En otros tiempos también se entra al trasponer las puertas de madera y bronce, haciendo crujir el piso de lo que en nuestros edificios antiguos se conoce como roble de Eslavonia; tapizan las paredes unas estanterías altas hasta el cielorraso y los mostradores de maderas nobles tienen tapas de vidrio, para exhibir productos como “un signor pennello”, la brocha (“una señora brocha”) que con orgullo ofreció al cliente que esto escribe el veterano representante de quién sabe qué generación de la familia Toso. La visita trajo recuerdos de los comercios sanduceros que han sido borrados por modernizaciones de dudosa calidad: la tienda de ropa para caballeros El Famoso, donde se dice que compró Gardel; los antiguos bancos, cuyas fachadas fueron modelos de arquitectura; la ferretería de Fabre y Sanguinetti, sepultada por un restaurante o la zapatería Vita, dividida y pintarrajeada, que exhibe sus miserias en la esquina de Dr. De Herrera y Leandro Gómez.

Hay lugar también en las ciudades europeas para la construcción moderna, pero con estrictos criterios de calidad y ubicada en lugares donde no rompe la armonía de lo antiguo. Aún en las ciudades más chicas suele haber un centro histórico, protegido de cualquier especulación inmobiliaria y con muchas calles peatonales; para llegar a él se deben estacionar los autos fuera de su perímetro, donde por lo general hay edificios de estacionamiento pagado. No hay discusión en este continente sobre las “zonas azules” y todos entienden que la comodidad de usar el automóvil conlleva costos para la ciudad que, si no los paga el dueño del vehículo, los deben pagar todos los ciudadanos.

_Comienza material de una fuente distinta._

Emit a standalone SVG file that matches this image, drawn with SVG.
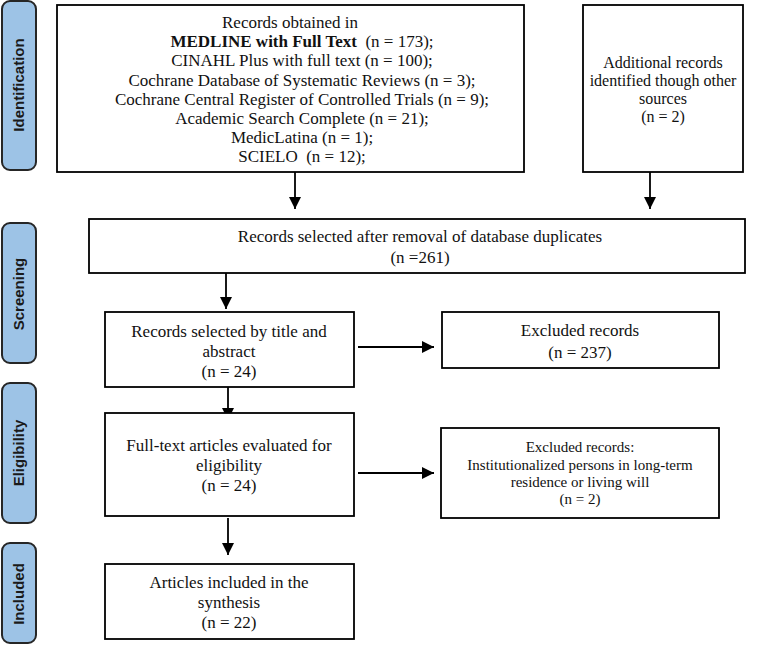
<svg xmlns="http://www.w3.org/2000/svg" width="778" height="645" viewBox="0 0 778 645">
<defs>
<marker id="ah" markerUnits="userSpaceOnUse" markerWidth="12" markerHeight="12" viewBox="0 0 10 10" refX="10" refY="5" orient="auto">
<path d="M0,0 L10,5 L0,10 Z" fill="#000"/>
</marker>
<style>
.phase{fill:#9dc3e6;stroke:#262626;stroke-width:2}
.ptxt{font-family:"Liberation Sans",Arial,sans-serif;font-weight:bold;font-size:15px;fill:#1a1a1a;text-anchor:middle}
.box{fill:#fff;stroke:#000;stroke-width:1.8}
.t{font-family:"Liberation Serif","Times New Roman",serif;font-size:17px;fill:#111;text-anchor:middle}
.s{font-size:15px}
.m{font-size:16px}
.c{stroke:#000;stroke-width:1.8;fill:none;marker-end:url(#ah)}
</style>
</defs>
<rect width="778" height="645" fill="#fff"/>
<g id="phase-identification">
<rect class="phase" x="2" y="1" width="34" height="169" rx="8"/>
<text class="ptxt" transform="translate(19,85) rotate(-90)" y="5">Identification</text>
</g>
<g id="phase-screening">
<rect class="phase" x="2" y="223" width="34" height="140" rx="8"/>
<text class="ptxt" transform="translate(19,294) rotate(-90)" y="5">Screening</text>
</g>
<g id="phase-eligibility">
<rect class="phase" x="2" y="383" width="34" height="140" rx="8"/>
<text class="ptxt" transform="translate(19,453) rotate(-90)" y="5">Eligibility</text>
</g>
<g id="phase-included">
<rect class="phase" x="2" y="543" width="34" height="100" rx="8"/>
<text class="ptxt" transform="translate(19,594) rotate(-90)" y="5">Included</text>
</g>
<g id="connectors">
<line class="c" x1="295" y1="172" x2="295" y2="209"/>
<line class="c" x1="650" y1="172" x2="650" y2="209"/>
<line class="c" x1="226" y1="273" x2="226" y2="309"/>
<line class="c" x1="358" y1="347" x2="434" y2="347"/>
<line class="c" x1="228" y1="381" x2="228" y2="420"/>
<line class="c" x1="358" y1="473" x2="434" y2="473"/>
<line class="c" x1="228" y1="518" x2="228" y2="555"/>
</g>
<g id="records-obtained">
<rect class="box" x="57" y="5" width="467" height="167"/>
<text class="t" x="290" y="28">Records obtained in</text>
<text class="t" x="302" y="47" xml:space="preserve"><tspan font-weight="bold">MEDLINE with Full Text</tspan>  (n = 173);</text>
<text class="t" x="302" y="66">CINAHL Plus with full text  (n = 100);</text>
<text class="t" x="302" y="86">Cochrane Database of Systematic Reviews (n = 3);</text>
<text class="t" x="302" y="105">Cochrane Central Register of Controlled Trials (n = 9);</text>
<text class="t" x="302" y="124">Academic Search Complete (n = 21);</text>
<text class="t" x="302" y="143">MedicLatina (n = 1);</text>
<text class="t" x="302" y="162" xml:space="preserve">SCIELO  (n = 12);</text>
</g>
<g id="additional-records">
<rect class="box" x="583" y="5" width="160" height="167"/>
<text class="t m" x="663" y="68">Additional records</text>
<text class="t m" x="663" y="86">identified though other</text>
<text class="t m" x="663" y="104">sources</text>
<text class="t m" x="663" y="122">(n = 2)</text>
</g>
<g id="after-duplicates">
<rect class="box" x="89" y="219" width="656" height="54"/>
<text class="t" x="420" y="242">Records selected after removal of database duplicates</text>
<text class="t" x="420" y="263">(n =261)</text>
</g>
<g id="title-abstract">
<rect class="box" x="105" y="312" width="249" height="75"/>
<text class="t" x="229" y="337">Records selected by title and</text>
<text class="t" x="229" y="357">abstract</text>
<text class="t" x="229" y="377">(n = 24)</text>
</g>
<g id="excluded-1">
<rect class="box" x="442" y="312" width="277" height="56"/>
<text class="t" x="580" y="336">Excluded records</text>
<text class="t" x="580" y="358">(n = 237)</text>
</g>
<g id="full-text">
<rect class="box" x="105" y="413" width="249" height="103"/>
<text class="t" x="229" y="451">Full-text articles evaluated for</text>
<text class="t" x="229" y="471">eligibility</text>
<text class="t" x="229" y="491">(n = 24)</text>
</g>
<g id="excluded-2">
<rect class="box" x="441" y="428" width="278" height="90"/>
<text class="t s" x="580" y="452">Excluded records:</text>
<text class="t s" x="580" y="470">Institutionalized persons in long-term</text>
<text class="t s" x="580" y="487">residence or living will</text>
<text class="t s" x="580" y="504">(n = 2)</text>
</g>
<g id="included">
<rect class="box" x="105" y="564" width="249" height="75"/>
<text class="t" x="229" y="588">Articles included in the</text>
<text class="t" x="229" y="608">synthesis</text>
<text class="t" x="229" y="628">(n = 22)</text>
</g>
</svg>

Los centros históricos de las ciudades alemanas arrasadas por las bombas de la Segunda Guerra Mundial, o de la Varsovia dinamitada a propósito por los nazis, fueron reconstruidos piedra sobre piedra no solamente a partir de los planos e imágenes oficiales de todo tipo que alguien se preocupó por salvar. Además, los habitantes colaboraron con sus recuerdos de las calles y los barrios y entregaron a los encargados de la reconstrucción muchas viejas fotografías que ahora son parte del acervo ciudadano, resguardado en los museos. En Fráncfort, donde un núcleo de torres modernísimas da testimonio de que esta ciudad es la capital financiera de la Unión Europea, al barrio reconstruido del viejo ayuntamiento se agregó hace unos años la “nueva vieja ciudad”, una zona de desarrollo inmobiliario que disimula apartamentos de lujo y oficinas detrás de las fachadas que reproducen las de los comercios, tabernas y mansiones de antaño.
La continuidad entre el pasado y el presente es una característica de la preservación del patrimonio en Europa; no se borra ni se aplasta lo viejo con lo nuevo, sino que se los integra en un todo que conforma la identidad de las comunidades. Es la sabiduría de los pueblos antiguos.